** start of Source data **

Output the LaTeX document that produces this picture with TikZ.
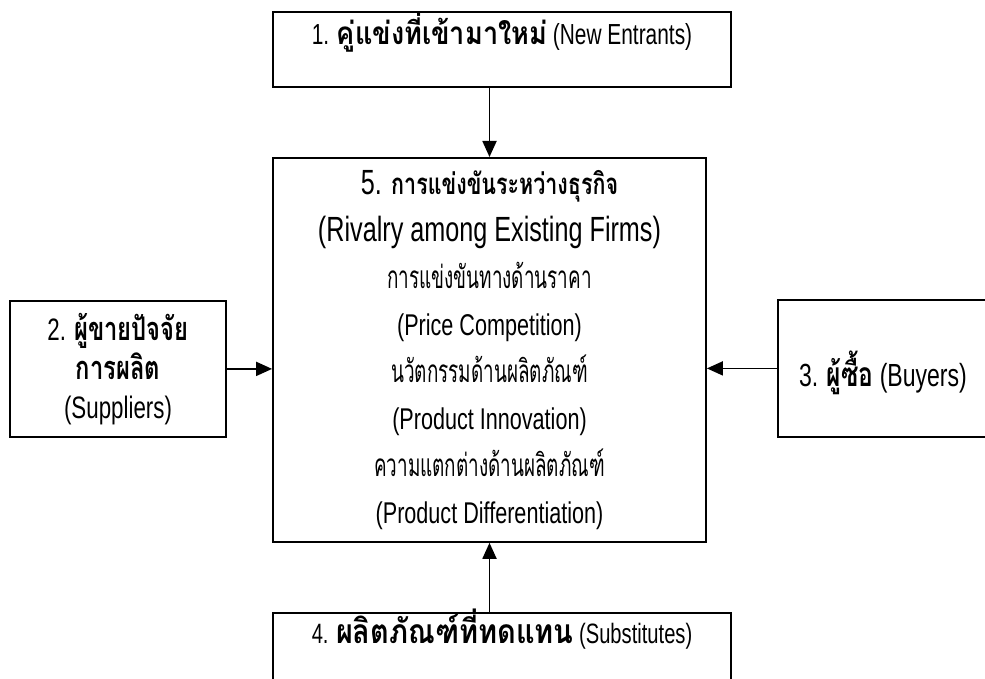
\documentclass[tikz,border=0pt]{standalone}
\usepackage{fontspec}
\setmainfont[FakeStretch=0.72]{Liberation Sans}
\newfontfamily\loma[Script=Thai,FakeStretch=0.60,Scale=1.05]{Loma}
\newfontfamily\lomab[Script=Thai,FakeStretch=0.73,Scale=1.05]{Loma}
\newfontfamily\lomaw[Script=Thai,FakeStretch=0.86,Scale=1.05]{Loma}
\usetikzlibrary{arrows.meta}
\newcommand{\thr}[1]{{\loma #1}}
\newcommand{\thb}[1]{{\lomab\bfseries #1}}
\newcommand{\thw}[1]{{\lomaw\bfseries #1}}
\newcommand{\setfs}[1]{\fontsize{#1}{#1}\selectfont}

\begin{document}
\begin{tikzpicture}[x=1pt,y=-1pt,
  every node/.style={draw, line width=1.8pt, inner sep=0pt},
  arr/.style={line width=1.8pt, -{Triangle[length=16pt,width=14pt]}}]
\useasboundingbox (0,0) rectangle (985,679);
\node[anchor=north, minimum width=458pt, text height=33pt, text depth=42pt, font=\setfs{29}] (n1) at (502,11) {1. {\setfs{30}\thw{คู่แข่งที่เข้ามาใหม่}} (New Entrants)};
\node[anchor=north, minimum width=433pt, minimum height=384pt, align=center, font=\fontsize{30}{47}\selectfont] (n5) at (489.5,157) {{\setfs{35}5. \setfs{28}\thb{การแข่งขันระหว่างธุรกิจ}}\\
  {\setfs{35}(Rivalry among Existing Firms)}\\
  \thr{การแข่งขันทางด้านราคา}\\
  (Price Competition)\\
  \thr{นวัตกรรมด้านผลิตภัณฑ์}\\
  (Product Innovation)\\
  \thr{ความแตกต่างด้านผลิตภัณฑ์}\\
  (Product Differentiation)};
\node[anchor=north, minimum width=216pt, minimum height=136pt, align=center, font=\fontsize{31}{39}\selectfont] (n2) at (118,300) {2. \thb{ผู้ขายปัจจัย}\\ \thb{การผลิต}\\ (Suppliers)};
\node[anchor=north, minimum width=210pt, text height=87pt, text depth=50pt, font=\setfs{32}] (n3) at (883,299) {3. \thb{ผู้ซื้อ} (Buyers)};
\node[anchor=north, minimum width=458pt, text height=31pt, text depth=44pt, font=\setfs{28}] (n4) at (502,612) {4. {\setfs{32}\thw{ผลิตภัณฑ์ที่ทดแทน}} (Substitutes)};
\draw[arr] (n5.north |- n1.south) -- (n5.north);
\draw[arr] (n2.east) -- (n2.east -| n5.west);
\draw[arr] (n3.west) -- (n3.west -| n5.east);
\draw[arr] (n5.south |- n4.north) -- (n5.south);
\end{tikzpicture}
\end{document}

** end of Source data **

◆ Brief: Reproduce the full listing above verbatim, with no pictures included.

◆ Solution for this problem:
Output the LaTeX document that produces this picture with TikZ.
\documentclass[tikz,border=0pt]{standalone}
\usepackage{fontspec}
\setmainfont[FakeStretch=0.72]{Liberation Sans}
\newfontfamily\loma[Script=Thai,FakeStretch=0.60,Scale=1.05]{Loma}
\newfontfamily\lomab[Script=Thai,FakeStretch=0.73,Scale=1.05]{Loma}
\newfontfamily\lomaw[Script=Thai,FakeStretch=0.86,Scale=1.05]{Loma}
\usetikzlibrary{arrows.meta}
\newcommand{\thr}[1]{{\loma #1}}
\newcommand{\thb}[1]{{\lomab\bfseries #1}}
\newcommand{\thw}[1]{{\lomaw\bfseries #1}}
\newcommand{\setfs}[1]{\fontsize{#1}{#1}\selectfont}

\begin{document}
\begin{tikzpicture}[x=1pt,y=-1pt,
  every node/.style={draw, line width=1.8pt, inner sep=0pt},
  arr/.style={line width=1.8pt, -{Triangle[length=16pt,width=14pt]}}]
\useasboundingbox (0,0) rectangle (985,679);
\node[anchor=north, minimum width=458pt, text height=33pt, text depth=42pt, font=\setfs{29}] (n1) at (502,11) {1. {\setfs{30}\thw{คู่แข่งที่เข้ามาใหม่}} (New Entrants)};
\node[anchor=north, minimum width=433pt, minimum height=384pt, align=center, font=\fontsize{30}{47}\selectfont] (n5) at (489.5,157) {{\setfs{35}5. \setfs{28}\thb{การแข่งขันระหว่างธุรกิจ}}\\
  {\setfs{35}(Rivalry among Existing Firms)}\\
  \thr{การแข่งขันทางด้านราคา}\\
  (Price Competition)\\
  \thr{นวัตกรรมด้านผลิตภัณฑ์}\\
  (Product Innovation)\\
  \thr{ความแตกต่างด้านผลิตภัณฑ์}\\
  (Product Differentiation)};
\node[anchor=north, minimum width=216pt, minimum height=136pt, align=center, font=\fontsize{31}{39}\selectfont] (n2) at (118,300) {2. \thb{ผู้ขายปัจจัย}\\ \thb{การผลิต}\\ (Suppliers)};
\node[anchor=north, minimum width=210pt, text height=87pt, text depth=50pt, font=\setfs{32}] (n3) at (883,299) {3. \thb{ผู้ซื้อ} (Buyers)};
\node[anchor=north, minimum width=458pt, text height=31pt, text depth=44pt, font=\setfs{28}] (n4) at (502,612) {4. {\setfs{32}\thw{ผลิตภัณฑ์ที่ทดแทน}} (Substitutes)};
\draw[arr] (n5.north |- n1.south) -- (n5.north);
\draw[arr] (n2.east) -- (n2.east -| n5.west);
\draw[arr] (n3.west) -- (n3.west -| n5.east);
\draw[arr] (n5.south |- n4.north) -- (n5.south);
\end{tikzpicture}
\end{document}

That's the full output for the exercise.